» **Exercise brief**
Do not repeat pictures. Repeat exactly the lines of the listing below from its first line through the line with "import plotly.graph_objects as go".

» **Dataset section**

-=-=-=-=-

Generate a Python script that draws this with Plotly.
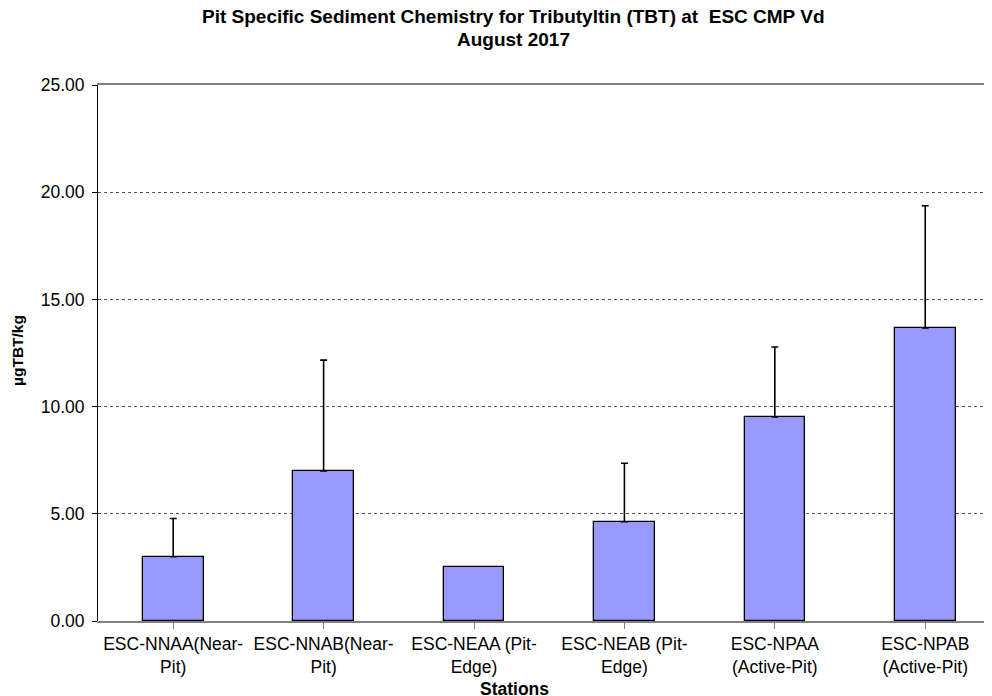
import plotly.graph_objects as go

categories = [
    "ESC-NNAA(Near-<br>Pit)",
    "ESC-NNAB(Near-<br>Pit)",
    "ESC-NEAA (Pit-<br>Edge)",
    "ESC-NEAB (Pit-<br>Edge)",
    "ESC-NPAA<br>(Active-Pit)",
    "ESC-NPAB<br>(Active-Pit)",
]
means = [3.0, 7.0, 2.5, 4.63, 9.52, 13.67]
err_plus = [1.78, 5.17, None, 2.73, 3.26, 5.70]
y_ticks = [0, 5, 10, 15, 20, 25]
y_tick_labels = ["0.00", "5.00", "10.00", "15.00", "20.00", "25.00"]
title_lines = ["Pit Specific Sediment Chemistry for Tributyltin (TBT) at  ESC CMP Vd", "August 2017"]
x_title = "Stations"
y_title = "µgTBT/kg"

err_up = [v if v is not None else "NaN" for v in err_plus]
err_down = [0 if v is not None else "NaN" for v in err_plus]

fig = go.Figure()
fig.add_trace(go.Bar(
    x=list(range(len(categories))),
    y=means,
    width=0.403,
    marker=dict(color="#9999FF", line=dict(color="black", width=1.3)),
    error_y=dict(type="data", array=err_up, arrayminus=err_down,
                 symmetric=False, color="black", thickness=1.6, width=3.5),
    showlegend=False,
    hoverinfo="y",
))

font_main = "Arial, Liberation Sans, sans-serif"

fig.update_layout(
    width=984, height=688,
    margin=dict(l=90, r=0, t=77, b=75),
    paper_bgcolor="white", plot_bgcolor="white",
    font=dict(family=font_main, size=17, color="black"),
    bargap=0,
)

# titles as annotations (plot area is 536 px tall, 894 px wide)
fig.add_annotation(text="<b>" + title_lines[0] + "</b>", xref="paper", yref="paper",
                   x=0.4645, y=1.1287, xanchor="center", yanchor="middle", showarrow=False,
                   font=dict(family=font_main, size=19, color="black"))
fig.add_annotation(text="<b>" + title_lines[1] + "</b>", xref="paper", yref="paper",
                   x=0.4645, y=1.0840, xanchor="center", yanchor="middle", showarrow=False,
                   font=dict(family=font_main, size=19, color="black"))
fig.add_annotation(text="<b>" + x_title + "</b>", xref="paper", yref="paper",
                   x=0.4664, y=-0.1269, xanchor="center", yanchor="middle", showarrow=False,
                   font=dict(family=font_main, size=17.5, color="black"))
fig.add_annotation(text="<b>" + y_title + "</b>", xref="paper", yref="paper",
                   x=-0.0895, y=0.5056, xanchor="center", yanchor="middle", showarrow=False,
                   textangle=-90,
                   font=dict(family=font_main, size=15.5, color="black"))

fig.update_xaxes(
    range=[-0.5, 5.444],
    tickmode="array",
    tickvals=list(range(len(categories))),
    ticktext=categories,
    tickson="boundaries",
    ticks="outside", ticklen=6, tickcolor="#808080",
    showline=True, linecolor="#808080", linewidth=1.5, mirror=True,
    showgrid=False, zeroline=False,
    tickfont=dict(family=font_main, size=17.5, color="black"),
)

fig.update_yaxes(
    range=[0, 25],
    tickmode="array",
    tickvals=y_ticks,
    ticktext=y_tick_labels,
    ticks="outside", ticklen=5, tickcolor="black",
    ticklabelstandoff=4,
    showline=True, linecolor="black", linewidth=1,
    showgrid=True, gridcolor="#555555", griddash="dot", gridwidth=1,
    zeroline=False,
    tickfont=dict(family=font_main, size=17.5, color="black"),
)

fig.write_html("out.html")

-=-=-=-=-

» **Solution to this task**
Generate a Python script that draws this with Plotly.
import plotly.graph_objects as go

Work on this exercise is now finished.